Goal => Everything in the listing except the pictures should be written out exactly.

Data lines =>
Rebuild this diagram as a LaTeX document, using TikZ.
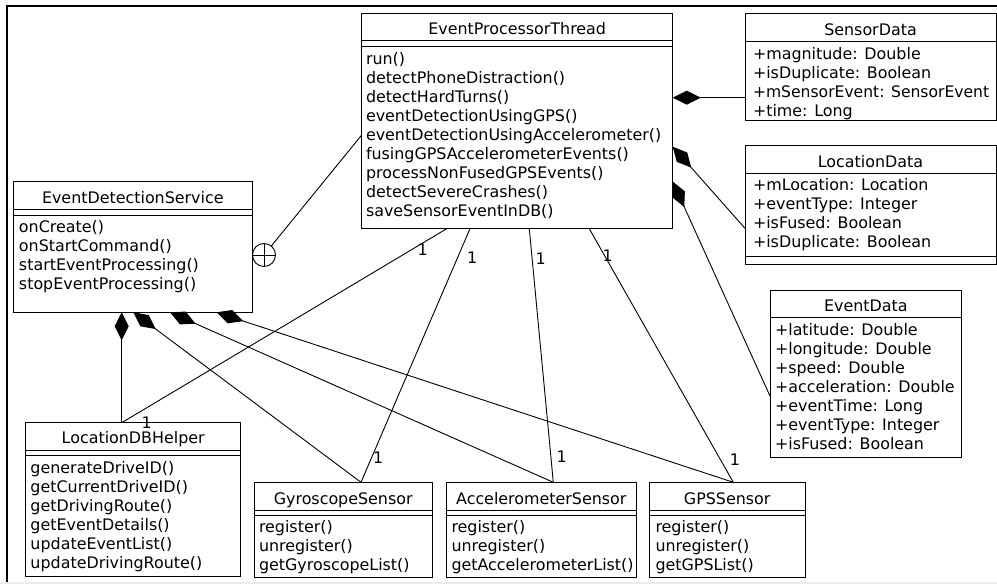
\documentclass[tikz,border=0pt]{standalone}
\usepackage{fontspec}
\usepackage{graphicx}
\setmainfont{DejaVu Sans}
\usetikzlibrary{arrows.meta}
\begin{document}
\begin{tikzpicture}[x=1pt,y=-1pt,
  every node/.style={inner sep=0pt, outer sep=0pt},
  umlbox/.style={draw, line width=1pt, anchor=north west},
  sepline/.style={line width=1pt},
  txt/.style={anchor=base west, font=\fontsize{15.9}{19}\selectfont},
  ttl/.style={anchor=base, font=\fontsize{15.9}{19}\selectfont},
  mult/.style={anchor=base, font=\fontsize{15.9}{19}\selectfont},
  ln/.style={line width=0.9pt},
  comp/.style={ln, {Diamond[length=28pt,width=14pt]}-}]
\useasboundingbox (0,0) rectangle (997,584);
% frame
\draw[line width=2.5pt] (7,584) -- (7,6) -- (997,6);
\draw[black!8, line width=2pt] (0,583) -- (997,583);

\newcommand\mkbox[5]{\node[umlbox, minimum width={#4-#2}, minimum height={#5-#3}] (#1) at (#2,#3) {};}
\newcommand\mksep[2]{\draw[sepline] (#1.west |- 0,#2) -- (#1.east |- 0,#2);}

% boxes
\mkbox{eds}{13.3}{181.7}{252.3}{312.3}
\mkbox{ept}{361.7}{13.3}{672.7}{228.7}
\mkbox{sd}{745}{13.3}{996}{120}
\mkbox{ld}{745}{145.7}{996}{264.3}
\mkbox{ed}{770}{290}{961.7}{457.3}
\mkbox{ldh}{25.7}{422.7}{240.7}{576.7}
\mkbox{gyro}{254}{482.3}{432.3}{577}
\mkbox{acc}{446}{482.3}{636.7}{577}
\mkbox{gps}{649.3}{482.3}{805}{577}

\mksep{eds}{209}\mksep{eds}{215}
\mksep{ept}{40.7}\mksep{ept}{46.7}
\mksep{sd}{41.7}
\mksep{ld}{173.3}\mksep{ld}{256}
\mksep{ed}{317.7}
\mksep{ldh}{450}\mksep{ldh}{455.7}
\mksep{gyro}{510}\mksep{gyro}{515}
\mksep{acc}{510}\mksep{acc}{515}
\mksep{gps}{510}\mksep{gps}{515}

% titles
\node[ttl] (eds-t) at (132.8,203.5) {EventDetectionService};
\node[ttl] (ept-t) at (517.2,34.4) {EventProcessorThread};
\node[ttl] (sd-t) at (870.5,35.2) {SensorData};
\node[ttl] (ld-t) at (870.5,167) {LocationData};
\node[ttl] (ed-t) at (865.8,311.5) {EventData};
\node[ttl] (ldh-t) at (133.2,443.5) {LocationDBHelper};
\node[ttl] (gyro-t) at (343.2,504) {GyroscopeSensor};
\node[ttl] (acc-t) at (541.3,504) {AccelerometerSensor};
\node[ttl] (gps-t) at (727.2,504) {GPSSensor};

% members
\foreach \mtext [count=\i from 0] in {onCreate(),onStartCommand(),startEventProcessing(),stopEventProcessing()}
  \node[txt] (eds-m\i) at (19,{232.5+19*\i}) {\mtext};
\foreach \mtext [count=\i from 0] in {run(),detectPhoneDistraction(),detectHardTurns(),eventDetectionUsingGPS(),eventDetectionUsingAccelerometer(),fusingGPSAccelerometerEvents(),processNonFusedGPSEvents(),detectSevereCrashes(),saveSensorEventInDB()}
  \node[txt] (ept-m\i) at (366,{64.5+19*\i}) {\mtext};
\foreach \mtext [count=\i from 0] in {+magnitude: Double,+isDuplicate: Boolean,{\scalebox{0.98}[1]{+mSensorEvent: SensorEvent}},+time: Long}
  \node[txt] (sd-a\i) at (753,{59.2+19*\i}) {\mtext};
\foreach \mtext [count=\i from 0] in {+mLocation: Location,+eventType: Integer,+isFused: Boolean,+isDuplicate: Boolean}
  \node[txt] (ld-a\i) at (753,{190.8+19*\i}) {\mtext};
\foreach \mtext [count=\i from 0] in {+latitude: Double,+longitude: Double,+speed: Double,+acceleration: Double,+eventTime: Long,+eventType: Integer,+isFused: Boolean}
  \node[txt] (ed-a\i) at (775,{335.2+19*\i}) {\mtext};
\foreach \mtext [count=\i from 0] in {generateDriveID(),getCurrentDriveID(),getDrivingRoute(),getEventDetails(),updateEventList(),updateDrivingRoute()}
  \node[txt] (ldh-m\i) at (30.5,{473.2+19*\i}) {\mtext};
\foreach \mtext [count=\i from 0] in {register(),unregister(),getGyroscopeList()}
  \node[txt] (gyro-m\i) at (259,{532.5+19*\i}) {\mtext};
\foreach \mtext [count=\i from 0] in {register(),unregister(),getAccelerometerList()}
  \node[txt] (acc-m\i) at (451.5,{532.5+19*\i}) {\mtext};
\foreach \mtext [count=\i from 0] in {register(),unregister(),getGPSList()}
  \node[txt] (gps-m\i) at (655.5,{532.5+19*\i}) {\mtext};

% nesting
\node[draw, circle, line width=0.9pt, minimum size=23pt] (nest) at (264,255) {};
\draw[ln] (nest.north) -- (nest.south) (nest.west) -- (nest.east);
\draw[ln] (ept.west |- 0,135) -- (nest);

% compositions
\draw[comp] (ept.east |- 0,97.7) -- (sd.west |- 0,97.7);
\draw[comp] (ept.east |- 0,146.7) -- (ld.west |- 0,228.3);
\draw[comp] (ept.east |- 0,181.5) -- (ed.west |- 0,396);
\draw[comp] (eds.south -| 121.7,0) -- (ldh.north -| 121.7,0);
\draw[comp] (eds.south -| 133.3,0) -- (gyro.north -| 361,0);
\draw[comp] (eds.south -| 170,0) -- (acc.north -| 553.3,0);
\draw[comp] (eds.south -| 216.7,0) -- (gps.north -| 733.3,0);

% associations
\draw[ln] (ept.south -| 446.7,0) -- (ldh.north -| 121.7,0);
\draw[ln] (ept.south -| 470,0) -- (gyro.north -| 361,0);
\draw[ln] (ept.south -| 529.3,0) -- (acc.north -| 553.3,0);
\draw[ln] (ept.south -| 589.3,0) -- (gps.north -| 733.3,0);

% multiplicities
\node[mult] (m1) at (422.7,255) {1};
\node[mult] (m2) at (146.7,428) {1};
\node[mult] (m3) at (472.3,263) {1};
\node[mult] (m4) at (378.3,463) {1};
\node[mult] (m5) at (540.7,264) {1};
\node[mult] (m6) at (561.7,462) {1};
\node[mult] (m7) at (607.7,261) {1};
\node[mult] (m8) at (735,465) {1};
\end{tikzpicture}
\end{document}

Task answer =>
Rebuild this diagram as a LaTeX document, using TikZ.
\documentclass[tikz,border=0pt]{standalone}
\usepackage{fontspec}
\usepackage{graphicx}
\setmainfont{DejaVu Sans}
\usetikzlibrary{arrows.meta}
\begin{document}
\begin{tikzpicture}[x=1pt,y=-1pt,
  every node/.style={inner sep=0pt, outer sep=0pt},
  umlbox/.style={draw, line width=1pt, anchor=north west},
  sepline/.style={line width=1pt},
  txt/.style={anchor=base west, font=\fontsize{15.9}{19}\selectfont},
  ttl/.style={anchor=base, font=\fontsize{15.9}{19}\selectfont},
  mult/.style={anchor=base, font=\fontsize{15.9}{19}\selectfont},
  ln/.style={line width=0.9pt},
  comp/.style={ln, {Diamond[length=28pt,width=14pt]}-}]
\useasboundingbox (0,0) rectangle (997,584);
% frame
\draw[line width=2.5pt] (7,584) -- (7,6) -- (997,6);
\draw[black!8, line width=2pt] (0,583) -- (997,583);

\newcommand\mkbox[5]{\node[umlbox, minimum width={#4-#2}, minimum height={#5-#3}] (#1) at (#2,#3) {};}
\newcommand\mksep[2]{\draw[sepline] (#1.west |- 0,#2) -- (#1.east |- 0,#2);}

% boxes
\mkbox{eds}{13.3}{181.7}{252.3}{312.3}
\mkbox{ept}{361.7}{13.3}{672.7}{228.7}
\mkbox{sd}{745}{13.3}{996}{120}
\mkbox{ld}{745}{145.7}{996}{264.3}
\mkbox{ed}{770}{290}{961.7}{457.3}
\mkbox{ldh}{25.7}{422.7}{240.7}{576.7}
\mkbox{gyro}{254}{482.3}{432.3}{577}
\mkbox{acc}{446}{482.3}{636.7}{577}
\mkbox{gps}{649.3}{482.3}{805}{577}

\mksep{eds}{209}\mksep{eds}{215}
\mksep{ept}{40.7}\mksep{ept}{46.7}
\mksep{sd}{41.7}
\mksep{ld}{173.3}\mksep{ld}{256}
\mksep{ed}{317.7}
\mksep{ldh}{450}\mksep{ldh}{455.7}
\mksep{gyro}{510}\mksep{gyro}{515}
\mksep{acc}{510}\mksep{acc}{515}
\mksep{gps}{510}\mksep{gps}{515}

% titles
\node[ttl] (eds-t) at (132.8,203.5) {EventDetectionService};
\node[ttl] (ept-t) at (517.2,34.4) {EventProcessorThread};
\node[ttl] (sd-t) at (870.5,35.2) {SensorData};
\node[ttl] (ld-t) at (870.5,167) {LocationData};
\node[ttl] (ed-t) at (865.8,311.5) {EventData};
\node[ttl] (ldh-t) at (133.2,443.5) {LocationDBHelper};
\node[ttl] (gyro-t) at (343.2,504) {GyroscopeSensor};
\node[ttl] (acc-t) at (541.3,504) {AccelerometerSensor};
\node[ttl] (gps-t) at (727.2,504) {GPSSensor};

% members
\foreach \mtext [count=\i from 0] in {onCreate(),onStartCommand(),startEventProcessing(),stopEventProcessing()}
  \node[txt] (eds-m\i) at (19,{232.5+19*\i}) {\mtext};
\foreach \mtext [count=\i from 0] in {run(),detectPhoneDistraction(),detectHardTurns(),eventDetectionUsingGPS(),eventDetectionUsingAccelerometer(),fusingGPSAccelerometerEvents(),processNonFusedGPSEvents(),detectSevereCrashes(),saveSensorEventInDB()}
  \node[txt] (ept-m\i) at (366,{64.5+19*\i}) {\mtext};
\foreach \mtext [count=\i from 0] in {+magnitude: Double,+isDuplicate: Boolean,{\scalebox{0.98}[1]{+mSensorEvent: SensorEvent}},+time: Long}
  \node[txt] (sd-a\i) at (753,{59.2+19*\i}) {\mtext};
\foreach \mtext [count=\i from 0] in {+mLocation: Location,+eventType: Integer,+isFused: Boolean,+isDuplicate: Boolean}
  \node[txt] (ld-a\i) at (753,{190.8+19*\i}) {\mtext};
\foreach \mtext [count=\i from 0] in {+latitude: Double,+longitude: Double,+speed: Double,+acceleration: Double,+eventTime: Long,+eventType: Integer,+isFused: Boolean}
  \node[txt] (ed-a\i) at (775,{335.2+19*\i}) {\mtext};
\foreach \mtext [count=\i from 0] in {generateDriveID(),getCurrentDriveID(),getDrivingRoute(),getEventDetails(),updateEventList(),updateDrivingRoute()}
  \node[txt] (ldh-m\i) at (30.5,{473.2+19*\i}) {\mtext};
\foreach \mtext [count=\i from 0] in {register(),unregister(),getGyroscopeList()}
  \node[txt] (gyro-m\i) at (259,{532.5+19*\i}) {\mtext};
\foreach \mtext [count=\i from 0] in {register(),unregister(),getAccelerometerList()}
  \node[txt] (acc-m\i) at (451.5,{532.5+19*\i}) {\mtext};
\foreach \mtext [count=\i from 0] in {register(),unregister(),getGPSList()}
  \node[txt] (gps-m\i) at (655.5,{532.5+19*\i}) {\mtext};

% nesting
\node[draw, circle, line width=0.9pt, minimum size=23pt] (nest) at (264,255) {};
\draw[ln] (nest.north) -- (nest.south) (nest.west) -- (nest.east);
\draw[ln] (ept.west |- 0,135) -- (nest);

% compositions
\draw[comp] (ept.east |- 0,97.7) -- (sd.west |- 0,97.7);
\draw[comp] (ept.east |- 0,146.7) -- (ld.west |- 0,228.3);
\draw[comp] (ept.east |- 0,181.5) -- (ed.west |- 0,396);
\draw[comp] (eds.south -| 121.7,0) -- (ldh.north -| 121.7,0);
\draw[comp] (eds.south -| 133.3,0) -- (gyro.north -| 361,0);
\draw[comp] (eds.south -| 170,0) -- (acc.north -| 553.3,0);
\draw[comp] (eds.south -| 216.7,0) -- (gps.north -| 733.3,0);

% associations
\draw[ln] (ept.south -| 446.7,0) -- (ldh.north -| 121.7,0);
\draw[ln] (ept.south -| 470,0) -- (gyro.north -| 361,0);
\draw[ln] (ept.south -| 529.3,0) -- (acc.north -| 553.3,0);
\draw[ln] (ept.south -| 589.3,0) -- (gps.north -| 733.3,0);

% multiplicities
\node[mult] (m1) at (422.7,255) {1};
\node[mult] (m2) at (146.7,428) {1};
\node[mult] (m3) at (472.3,263) {1};
\node[mult] (m4) at (378.3,463) {1};
\node[mult] (m5) at (540.7,264) {1};
\node[mult] (m6) at (561.7,462) {1};
\node[mult] (m7) at (607.7,261) {1};
\node[mult] (m8) at (735,465) {1};
\end{tikzpicture}
\end{document}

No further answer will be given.